Mais Valori, que tant d’expériences avaient mis sur ses gardes, doutait un peu de la sincérité de ce beau zèle, et toujours inquiet de ce que pouvaient se dire dans de longues et vives conversations lord Hyndford et Frédéric, il crut pouvoir user de la camaraderie amicale qui s’était établie par le fait entre son collègue et lui pour tâcher d’en savoir un peu plus long. « Il est venu droit à moi, raconte Hyndford, après le dîner, et m’a dit : « Mylord, je vais vous faire une question à laquelle je ne sais pas si vous voudrez répondre. Je vous prie de ne pas trouver ma curiosité trop inconvenante… Vous pourrez ne me rien dire ou faire la réponse qu’il vous plaira. » — Je dis au marquis que je ne serais jamais embarrassé de lui répondre, parce qu’il était trop bien élevé pour me faire une question déplacée. Il m’exprima alors le désir de savoir si le roi mon maître avait prié le roi de Prusse d’offrir sa médiation entre l’empereur et la reine de Hongrie. Je lui répondis négativement sans hésiter. Mais, mon cher marquis, ajoutai-je, puisque vous m’avez mis sur le sujet du roi de Prusse, si vous voulez me donner votre parole d’honneur de ne jamais révéler ce que je vais vous dire, je vous dirai quelque chose qui vous surprendra. Il mit sa main dans la mienne et me fit la promesse que je lui demandais de la manière la plus solennelle. Je lui dis alors : « Je ne sais si la bonne opinion que vous avez du roi de Prusse et les protestations d’amitié qu’il fait à votre cour vous permettront de croire qu’au même moment, il essaie avec insistance de persuader au roi mon maître d’attaquer la France sur son territoire au lieu de marcher en Allemagne. » L’étonnement du marquis passa alors toute expression. Après s’être tu quelques instans : « Est-il possible, s’écria-t-il, qu’un prince soit si perfide ? Mais puisqu’il en est ainsi, la France n’a plus qu’à penser à elle-même et à planter là l’empereur, dont vous ferez ce qui vous plaira. — Je vous l’avais bien dit, put ajouter Hyndford, quelques jours après, cet homme est exécrable[2]. »
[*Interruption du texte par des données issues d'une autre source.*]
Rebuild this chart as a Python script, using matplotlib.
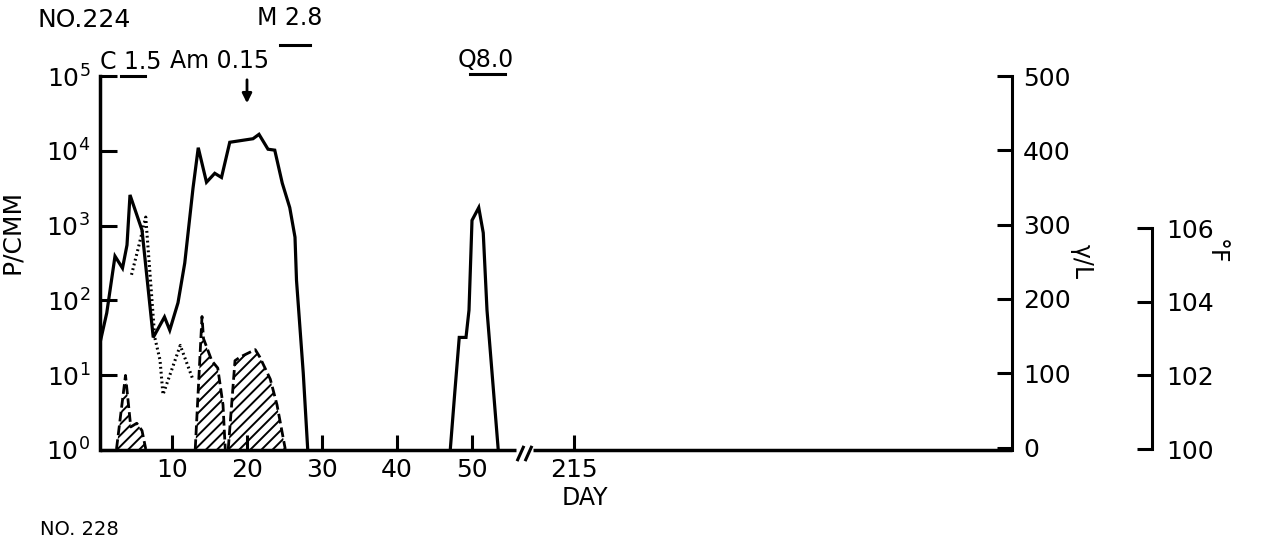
import numpy as np
import matplotlib
matplotlib.use("Agg")
import matplotlib.pyplot as plt

# ---------------- data ----------------
# asexual parasites per cmm (solid line)
par_day = [0.4, 1.3, 2.4, 3.4, 4.0, 4.4, 6.0, 7.5, 9.0, 9.7, 10.8, 11.7, 12.8, 13.5,
           14.6, 15.7, 16.6, 17.7, 20.8, 21.6, 22.8, 23.7, 24.7, 25.7, 26.4, 26.6,
           27.5, 28.1]
par_val = [27, 68, 390, 270, 550, 2570, 870, 32, 60, 40, 93, 316, 3160, 11000,
           3800, 5000, 4400, 13000, 14500, 16600, 10500, 10200, 3700, 1740, 700, 186,
           10.7, 1]
# relapse
rel_day = [47.1, 47.7, 48.3, 49.2, 49.6, 50.0, 50.9, 51.5, 52.0, 53.5]
rel_val = [1, 5.8, 32, 32, 74, 1175, 1740, 800, 74, 1]
# gametocytes (dotted line)
gam_day = [4.6, 5.5, 6.5, 7.7, 8.4, 8.8, 11.1, 12.8]
gam_val = [220, 500, 1300, 32, 16, 5.5, 25, 8.7]
# temperature, deg F (hatched, dashed)
fev1_day = [2.6, 3.8, 4.5, 5.3, 6.0, 6.5]
fev1_val = [100.0, 102.0, 100.6, 100.7, 100.5, 100.0]
fev2_day = [13.1, 14.0, 14.2, 15.3, 16.1, 16.8, 17.1]
fev2_val = [100.0, 103.6, 103.0, 102.4, 102.2, 101.2, 100.0]
fev3_day = [17.5, 18.4, 19.1, 21.1, 21.7, 23.1, 24.0, 25.1]
fev3_val = [100.0, 102.4, 102.5, 102.7, 102.5, 101.9, 101.2, 100.0]

x_ticks = [10, 20, 30, 40, 50, 215]
x_ticklabels = ["10", "20", "30", "40", "50", "215"]
y_ticks = [1, 10, 100, 1000, 1e4, 1e5]
y_ticklabels = [r"$10^0$", r"$10^1$", r"$10^2$", r"$10^3$", r"$10^4$", r"$10^5$"]
gl_ticks = [0, 100, 200, 300, 400, 500]
f_ticks = [100, 102, 104, 106]

# drug courses
c_course = [3.2, 6.4]
m_course = [24.4, 28.4]
q_course = [49.7, 54.4]
am_day = 20

# ---------------- figure ----------------
W, H = 1264, 541
fig = plt.figure(figsize=(W / 100, H / 100), dpi=100)
plt.rcParams['hatch.linewidth'] = 1.4
FS = 17
TFS = 18


def fx(px):
    return px / W


def fy(py):
    return 1 - py / H


ax = fig.add_axes([fx(100), fy(450), (1012 - 100) / W, (450 - 76) / H])

GAP = 57.0
OFF = 151.4


def fwd(d):
    d = np.asarray(d, dtype=float)
    return np.where(d <= GAP, d, np.maximum(d - OFF, GAP))


def inv(x):
    x = np.asarray(x, dtype=float)
    return np.where(x <= GAP, x, x + OFF)


ax.set_xscale('function', functions=(fwd, inv))
ax.set_yscale('log')
ax.set_xlim(0.4, 273.4)
ax.set_ylim(1, 1e5)

LW = 2.3
ax.plot(par_day, par_val, color='black', lw=LW, solid_joinstyle='miter')
ax.plot(rel_day, rel_val, color='black', lw=LW, solid_joinstyle='miter')
ax.plot(gam_day, gam_val, color='black', lw=2.2, linestyle=(0, (0.6, 1.0)),
        dash_capstyle='butt')

for s in ['top', 'right', 'bottom']:
    ax.spines[s].set_visible(False)
ax.spines['left'].set_linewidth(2.5)

# bottom axis with break
xt = ax.get_xaxis_transform()
ax.plot([0.4, 55.9], [0, 0], transform=xt, color='black', lw=2.5, clip_on=False,
        solid_capstyle='butt')
ax.plot([209.5, 273.4], [0, 0], transform=xt, color='black', lw=2.5, clip_on=False,
        solid_capstyle='butt')
for bx in [56.4, 208.8]:
    ax.plot([bx], [-0.008], transform=xt, marker=[(-0.45, -1), (0.45, 1)],
            markersize=11, mew=2.2, color='black', clip_on=False)

ax.set_xticks(x_ticks)
ax.set_xticklabels(x_ticklabels)
ax.xaxis.set_minor_locator(matplotlib.ticker.NullLocator())
ax.tick_params(axis='x', direction='in', length=11, width=2.2, labelsize=TFS, pad=6)
ax.set_yticks(y_ticks)
ax.set_yticklabels(y_ticklabels)
ax.yaxis.set_minor_locator(matplotlib.ticker.NullLocator())
ax.tick_params(axis='y', direction='in', length=12, width=2.2, labelsize=TFS, pad=7)
ax.set_ylabel("P/CMM", fontsize=TFS)
ax.yaxis.set_label_coords(-0.083, 0.583)
ax.set_xlabel("DAY", fontsize=FS)
ax.xaxis.set_label_coords((585 - 100) / 912, -(486 - 450) / 374)

# gamma / L axis
ax2 = ax.twinx()
ax2.set_ylim(-3.3, 500)
for s in ['top', 'left', 'bottom']:
    ax2.spines[s].set_visible(False)
ax2.spines['right'].set_linewidth(2.2)
ax2.set_yticks(gl_ticks)
ax2.tick_params(axis='y', direction='in', length=11, width=2.2, labelsize=TFS, pad=8)
ax2.set_ylabel("γ/L", fontsize=FS, rotation=-90)
ax2.yaxis.set_label_coords(1.09, 0.503)

# temperature axis
ax3 = ax.twinx()
ppd = (451 - 229) / 6.0
ax3.set_ylim(100 - 1 / ppd, 100 + (451 - 76) / ppd)
for s in ['top', 'left', 'bottom']:
    ax3.spines[s].set_visible(False)
ax3.spines['right'].set_position(('axes', (1152 - 100) / 912))
ax3.spines['right'].set_bounds(100, 106)
ax3.spines['right'].set_linewidth(2.2)
ax3.set_yticks(f_ticks)
ax3.tick_params(axis='y', direction='in', length=11, width=2.2, labelsize=TFS, pad=10)
ax3.set_ylabel("°F", fontsize=FS, rotation=-90)
ax3.yaxis.set_label_coords((1228 - 100) / 912, 0.53)

for d, v in [(fev1_day, fev1_val), (fev2_day, fev2_val), (fev3_day, fev3_val)]:
    ax3.fill_between(d, 100, v, facecolor='none', edgecolor='black', hatch='///', lw=0)
    ax3.plot(d, v, color='black', lw=2.0, linestyle=(0, (3.5, 1.5)))

# annotations (treatments)
fig.text(fx(100), fy(62), "C 1.5", fontsize=FS, ha='left', va='center')
fig.text(fx(170), fy(61), "Am 0.15", fontsize=FS, ha='left', va='center')
fig.text(fx(257), fy(18), "M 2.8", fontsize=FS, ha='left', va='center')
fig.text(fx(458), fy(60), "Q8.0", fontsize=FS, ha='left', va='center')
fig.text(fx(38), fy(20), "NO.224", fontsize=FS + 1, ha='left', va='center')
fig.text(fx(40), fy(539), "NO. 228", fontsize=14, ha='left', va='bottom')

ytop = matplotlib.transforms.blended_transform_factory(ax.transData, fig.transFigure)
ax.plot(c_course, [fy(76)] * 2, transform=ytop, color='black', lw=2.2, clip_on=False)
ax.plot(m_course, [fy(45)] * 2, transform=ytop, color='black', lw=2.2, clip_on=False)
ax.plot(q_course, [fy(74)] * 2, transform=ytop, color='black', lw=2.2, clip_on=False)
ax.annotate("", xy=(am_day, fy(106)), xytext=(am_day, fy(77)), xycoords=ytop,
            textcoords=ytop, arrowprops=dict(arrowstyle='-|>', color='black', lw=2,
                                             mutation_scale=14))

fig.savefig("out.png", dpi=100)
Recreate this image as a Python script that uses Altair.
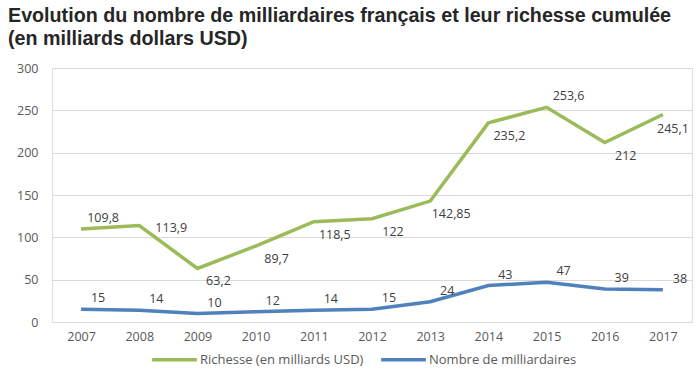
import altair as alt
import pandas as pd

years = [2007, 2008, 2009, 2010, 2011, 2012, 2013, 2014, 2015, 2016, 2017]
richesse = [109.8, 113.9, 63.2, 89.7, 118.5, 122, 142.85, 235.2, 253.6, 212, 245.1]
nombre = [15, 14, 10, 12, 14, 15, 24, 43, 47, 39, 38]
richesse_labels = ["109,8", "113,9", "63,2", "89,7", "118,5", "122", "142,85", "235,2", "253,6", "212", "245,1"]
nombre_labels = ["15", "14", "10", "12", "14", "15", "24", "43", "47", "39", "38"]
series_names = ["Richesse (en milliards USD)", "Nombre de milliardaires"]
colors = ["#9BBB59", "#4F81BD"]
green_above = [2007, 2015]
green_right = [2008]
green_below_near = [2017]

rows = []
for y, v, l in zip(years, richesse, richesse_labels):
    if y in green_above:
        pos = "above"
    elif y in green_right:
        pos = "right"
    elif y in green_below_near:
        pos = "near"
    else:
        pos = "below"
    rows.append({"year": str(y), "value": v, "label": l, "series": series_names[0], "pos": pos})
for y, v, l in zip(years, nombre, nombre_labels):
    rows.append({"year": str(y), "value": v, "label": l, "series": series_names[1], "pos": "above"})
df = pd.DataFrame(rows)

x = alt.X("year:O", scale=alt.Scale(type="point", padding=0.5),
          axis=alt.Axis(title=None, labelAngle=0, ticks=False, domain=False,
                        labelColor="#595959", labelFontSize=12.5, labelFont="Open Sans",
                        labelPadding=8))
y = alt.Y("value:Q", scale=alt.Scale(domain=[0, 300], nice=False),
          axis=alt.Axis(title=None, values=[0, 50, 100, 150, 200, 250, 300], ticks=False,
                        domain=False, gridColor="#D9D9D9", labelColor="#595959",
                        labelFontSize=12.5, labelFont="Open Sans", labelPadding=14))

base = alt.Chart(df)

lines = base.mark_line(strokeWidth=3.5).encode(
    x=x, y=y,
    color=alt.Color("series:N", scale=alt.Scale(domain=series_names, range=colors),
                    legend=alt.Legend(title=None, orient="none", legendX=98, legendY=267,
                                      direction="horizontal", symbolType="stroke",
                                      symbolStrokeWidth=3.5, symbolSize=2000,
                                      labelColor="#595959", labelFontSize=13,
                                      labelFont="Open Sans", columnPadding=10,
                                      labelOffset=1, labelLimit=300))
)

def labels(series, pos, dx, dy):
    return base.mark_text(dx=dx, dy=dy, fontSize=12.5, font="Open Sans", color="#404040").encode(
        x=x, y=y, text="label:N"
    ).transform_filter((alt.datum.series == series) & (alt.datum.pos == pos))

g_below = labels(series_names[0], "below", 21, 13)
g_near = labels(series_names[0], "near", 10, 15)
g_above = labels(series_names[0], "above", 22, -11)
g_right = labels(series_names[0], "right", 32, 2)
b_above = labels(series_names[1], "above", 17, -11)

chart = alt.layer(lines, g_below, g_near, g_above, g_right, b_above).properties(
    width=640, height=254,
    autosize=alt.AutoSizeParams(type="none"),
    padding={"left": 52, "top": 68, "right": 8, "bottom": 53},
    title=alt.TitleParams(
        text=["Evolution du nombre de milliardaires français et leur richesse cumulée",
              "(en milliards dollars USD)"],
        anchor="start", dx=-44, offset=13, fontSize=19.7, font="Liberation Sans",
        fontWeight="bold", color="#262626", lineHeight=23, frame="group"),
).configure_view(stroke=None).configure(background="white")

chart.save("out.html", embed_options={"renderer": "svg", "actions": False})
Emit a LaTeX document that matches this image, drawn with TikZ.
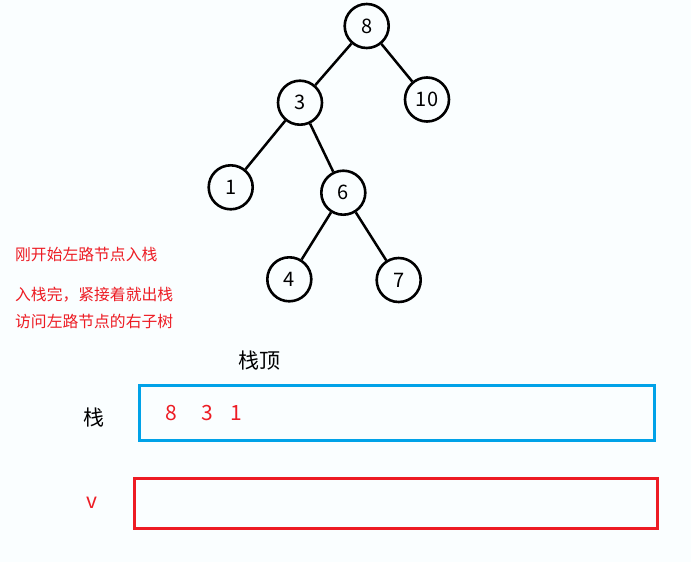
\documentclass[tikz,border=0pt]{standalone}
\usepackage{fontspec}
\setmainfont{Noto Sans CJK SC}
\definecolor{bgcol}{RGB}{250,254,255}
\definecolor{markred}{RGB}{237,28,36}
\definecolor{stackblue}{RGB}{0,162,232}
\tikzset{
  treenode/.style={circle,draw,line width=2.6pt,minimum size=44pt,inner sep=0pt,font=\fontsize{20}{24}\selectfont},
  treeedge/.style={line width=2.5pt},
  note/.style={anchor=west,inner sep=0pt,text=markred,font=\fontsize{15.8}{19}\selectfont},
  label/.style={inner sep=0pt,font=\fontsize{21}{25}\selectfont},
  stackbox/.style={line width=3pt}
}
\begin{document}
\begin{tikzpicture}[x=1pt,y=-1pt]
\fill[bgcol] (0,0) rectangle (691,562);
\useasboundingbox (0,0) rectangle (691,562);
\node[treenode] (n8) at (366.7,26) {8};
\node[treenode] (n10) at (427,99.5) {10};
\node[treenode] (n3) at (300,102.7) {3};
\node[treenode] (n1) at (230.7,187.3) {1};
\node[treenode] (n6) at (343.3,192.7) {6};
\node[treenode] (n4) at (289.3,279.3) {4};
\node[treenode] (n7) at (398.7,280) {7};
\draw[treeedge] (n8) -- (n3);
\draw[treeedge] (n8) -- (n10);
\draw[treeedge] (n3) -- (n1);
\draw[treeedge] (n3) -- (n6);
\draw[treeedge] (n6) -- (n4);
\draw[treeedge] (n6) -- (n7);
\node[note] (t1) at (15,255) {刚开始左路节点入栈};
\node[note] (t2) at (15,295) {入栈完，紧接着就出栈};
\node[note] (t3) at (15,321) {访问左路节点的右子树};
\node[label] (top) at (259,361) {栈顶};
\node[label] (stk) at (93.5,418) {栈};
\draw[stackbox,stackblue] (139.5,385) rectangle (654.5,440.5);
\node[label,text=markred] (s8) at (171.7,413.5) {8};
\node[label,text=markred] (s3) at (207.7,413.5) {3};
\node[label,text=markred] (s1) at (236.7,413.5) {1};
\node[label,text=markred] (v) at (91.5,503) {v};
\draw[stackbox,markred] (134.5,478.5) rectangle (657.5,528);
\end{tikzpicture}
\end{document}
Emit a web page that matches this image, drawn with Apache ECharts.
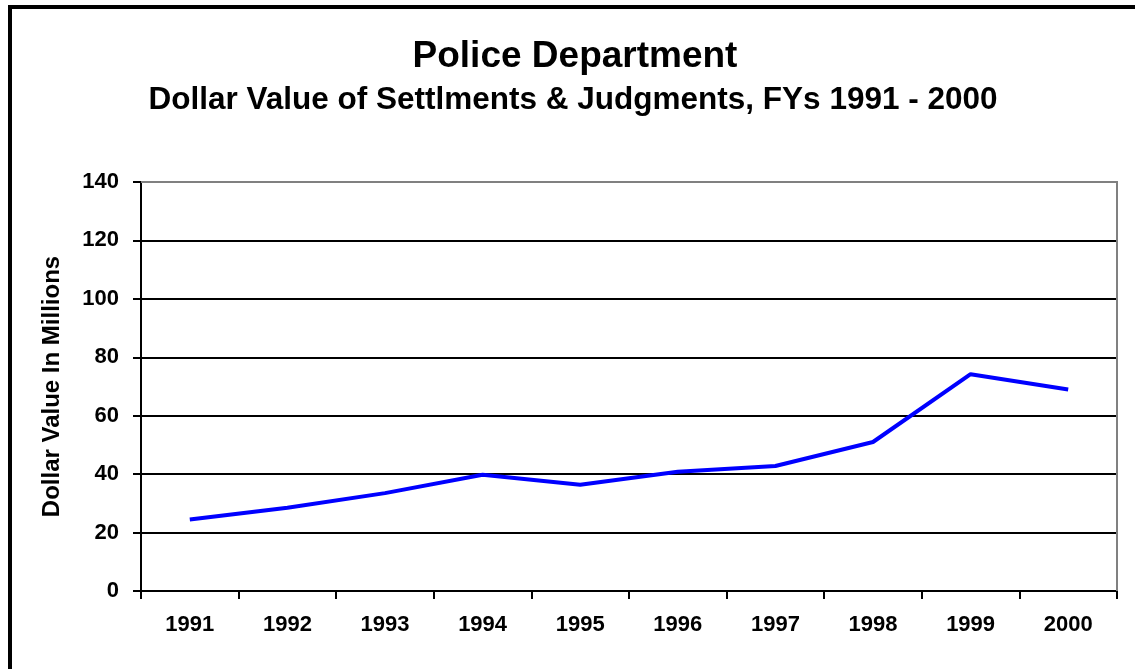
<!DOCTYPE html>
<html>
<head>
<meta charset="utf-8">
<script src="https://cdn.jsdelivr.net/npm/echarts@6/dist/echarts.min.js"></script>
<style>
  html, body { margin: 0; padding: 0; background: #fff; }
  #main { width: 1135px; height: 669px; }
</style>
</head>
<body>
<div id="main"></div>
<script>
var years = ["1991", "1992", "1993", "1994", "1995", "1996", "1997", "1998", "1999", "2000"];
var values = [24.5, 28.5, 33.5, 39.8, 36.4, 40.8, 42.8, 51, 74.2, 69];

var font = "Liberation Sans, Arial, sans-serif";
var myChart = echarts.init(document.getElementById("main"), null, { renderer: "canvas" });

var option = {
  animation: false,
  backgroundColor: "#fff",
  title: [
    {
      text: "Police Department",
      left: 570,
      textAlign: "center",
      top: 33,
      textStyle: { fontFamily: font, fontSize: 37, fontWeight: "bold", color: "#000" }
    },
    {
      text: "Dollar Value of Settlments & Judgments, FYs 1991 - 2000",
      left: 568,
      textAlign: "center",
      top: 79,
      textStyle: { fontFamily: font, fontSize: 31.5, fontWeight: "bold", color: "#000" }
    }
  ],
  graphic: [
    {
      type: "rect",
      shape: { x: 10, y: 7, width: 1140, height: 680 },
      style: { fill: null, stroke: "#000", lineWidth: 4 }
    },
    {
      // gray frame of the plot area (top and right)
      type: "polyline",
      shape: { points: [[141, 182], [1117, 182], [1117, 591]] },
      style: { stroke: "#808080", lineWidth: 2, fill: null },
      z: 1
    }
  ],
  grid: { left: 141, right: 18, top: 182, bottom: 78 },
  xAxis: {
    type: "category",
    data: years,
    boundaryGap: true,
    axisLine: { lineStyle: { color: "#000", width: 2 } },
    axisTick: { show: true, length: 8, inside: false, lineStyle: { color: "#000", width: 2 } },
    axisLabel: { fontFamily: font, fontSize: 22, fontWeight: "bold", color: "#000", margin: 23 },
    splitLine: { show: false }
  },
  yAxis: {
    type: "value",
    min: 0,
    max: 140,
    interval: 20,
    name: "Dollar Value In Millions",
    nameLocation: "middle",
    nameGap: 77,
    nameRotate: 90,
    nameTextStyle: { fontFamily: font, fontSize: 24, fontWeight: "bold", color: "#000" },
    axisLine: { show: true, lineStyle: { color: "#000", width: 2 } },
    axisTick: { show: true, length: 8, lineStyle: { color: "#000", width: 2 } },
    axisLabel: { fontFamily: font, fontSize: 22, fontWeight: "bold", color: "#000", margin: 22 },
    splitLine: { show: true, lineStyle: { color: "#000", width: 2 } }
  },
  series: [
    {
      type: "line",
      data: values,
      symbol: "none",
      lineStyle: { color: "#0000ff", width: 4 },
      z: 3
    }
  ]
};

myChart.setOption(option);
</script>
</body>
</html>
Si juste que pût paraître l’épithète, c’était pourtant toujours un homme à ménager. Aussi, remis de sa première émotion, Valori rendait compte de la confidence dans des termes un peu plus modérés. « Lord Hyndford, dit-il, m’a confié sous le plus grand secret, et sur ma promesse la plus formelle de ne jamais le compromettre, que le roi de Prusse avait fait proposer à l’Angleterre de porter

  1. Valori à Amelot, 11, 15 décembre 1742, 19 février, 19, 22 mars 1743. (Correspondance de Prusse. Ministère des affaires étrangères.)
  2. Hyndford à Carteret, 1er février 1743. (Correspondance de Prusse. Record Office.)